In 1959, Viktor Glushkov formulated a program for engineering calculations at the All-Union Conference on Computer Science in Kyiv. Over the next three years, he worked tirelessly to develop various aspects of computer theory and apply them to specific developments. Glushkov documented his results in his monograph "Synthesis of Digital Automata" (1961). He'd later receive the Lenin Prize for this series of works — the most prestigious in the USSR.
In 1963, Glushkov's Institute of Cybernetics and the Special Design Bureau developed and implemented the idea of a personal machine for engineers called Promin. This machine today would be known as a "personal computer." It was mass-produced in the Sievierodonetsk computer factory in eastern Ukraine.
Despite being isolated behind the Iron Curtain, Glushkov's team designed Promin several engineering innovations unseen by the world before. The machine had a convenient keypad that supported hardware-based procedures like elementary functions. Promin could perform about 1000 addition operations or 100 multiplication operations per minute.

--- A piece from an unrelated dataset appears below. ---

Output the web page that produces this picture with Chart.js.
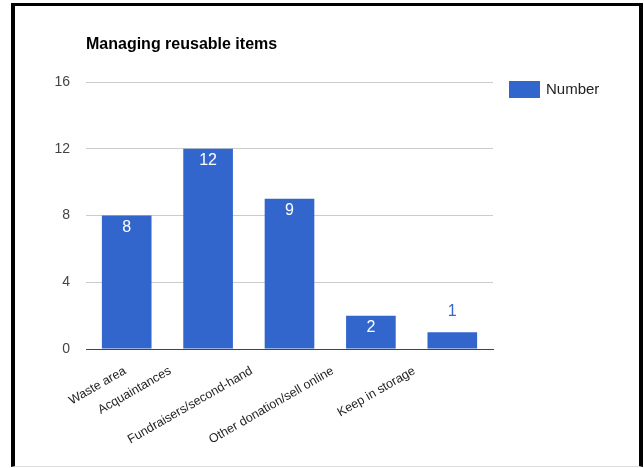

The most significant innovation was that it was the first widely used computer with step-by-step microprogramming control (for which Viktor Glushkov received a copyright certificate), built entirely with semiconductor elements. The input language of the machine was similar to standard mathematical language.
The researchers at the Institute used many of the innovations from Promin in the other series of Ukrainian-made Soviet engineering and personal computers that were developed soon after.